In 1866, the scope of the award was widened to include major contributions to French national education and culture made by anyone, including foreigners. It was also made available to French expatriates who made major contributions to learning or education in the wider world.
Since 1955, the Ordre des Palmes académiques has had three grades, each with a fixed number of recipients:
Commander (Commandeur) - gold palm of 60 mm surmounted by a laurel wreath (couronne) worn on necklet.
Officer (Officier) - gold palm of 55 mm worn on ribbon with rosette on left breast.
Knight (Chevalier) - silver palm of 50 mm worn on ribbon on left breast.
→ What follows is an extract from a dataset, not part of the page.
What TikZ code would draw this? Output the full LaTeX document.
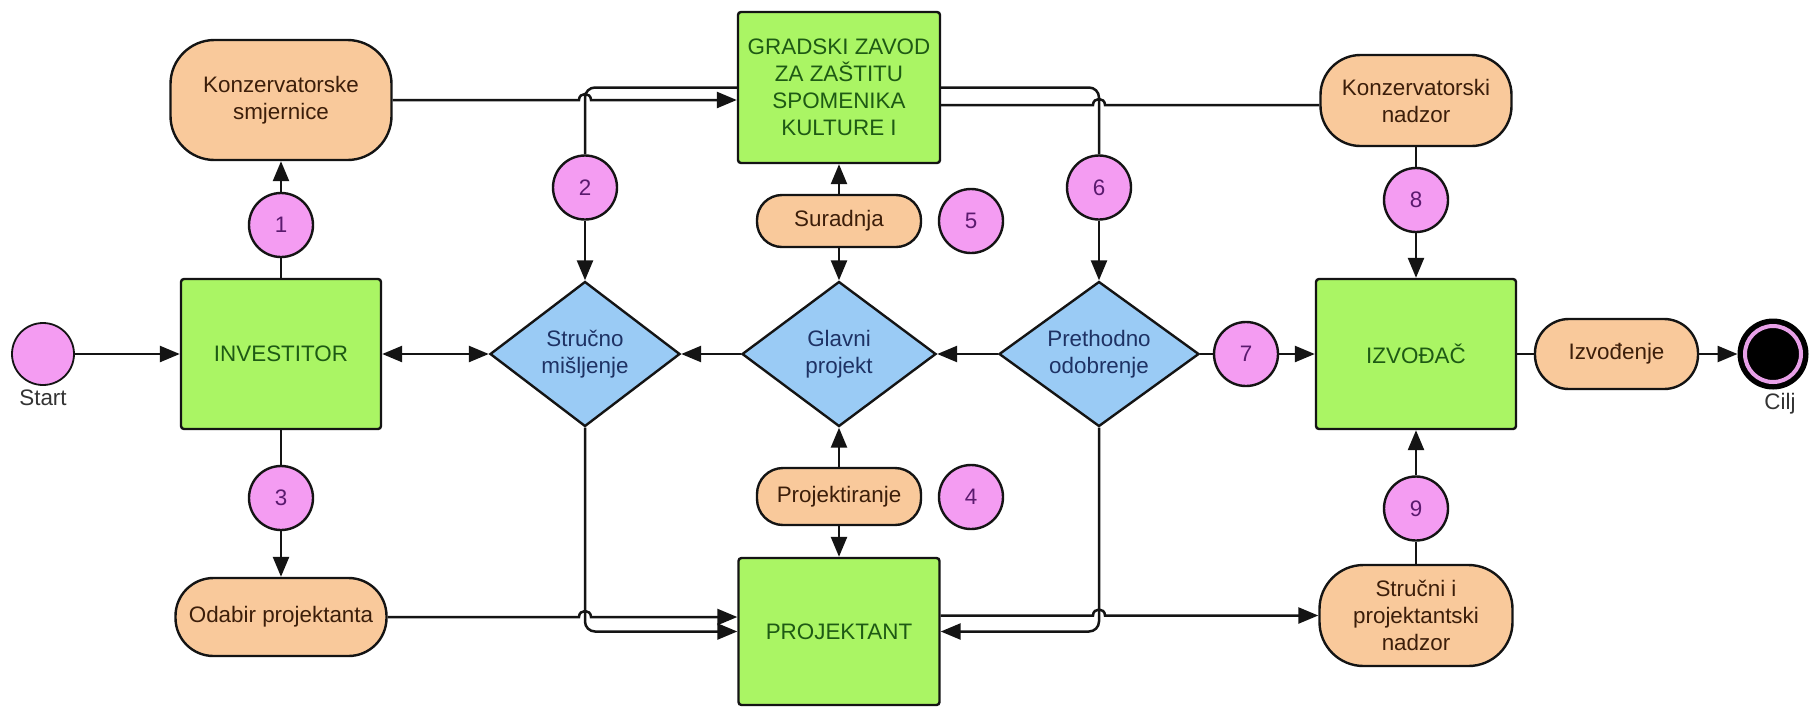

Brian Zager, Principal Lafayette Academy, Founder of first Middle School Dual Language French Program in Manhattan; built a successful program of French; Native New Yorkers; through a rigorous curriculum earning the label Franceducation. Principal Zager met with First Lady Briggite Macron in September of 2019 to collaborate on and discuss social emotional learning.
Ralph M. Hester, Professor of French, Stanford University, co-author of Découverte et Création, the most widely used textbook for teaching French in the United States in the 1970s and 1980s. In 2000, Hester launched the Interdisciplinary Institute of French Studies, now the France-Stanford Center for Interdisciplinary Studies, with partner funds from the French Ministry of Foreign Affairs.
Mimoza Ceka, teaching assistant of French Language in University of Tetovo, primary school teacher of French language in primary school "LIRIA" - Tetovo, and a collaborator of Alliance Française and Institut Français in North Macedonia.
The badge, unchanged since its creation in 1808, consists of a pair of violet-enamelled palm branches. It is suspended from a plain violet ribbon.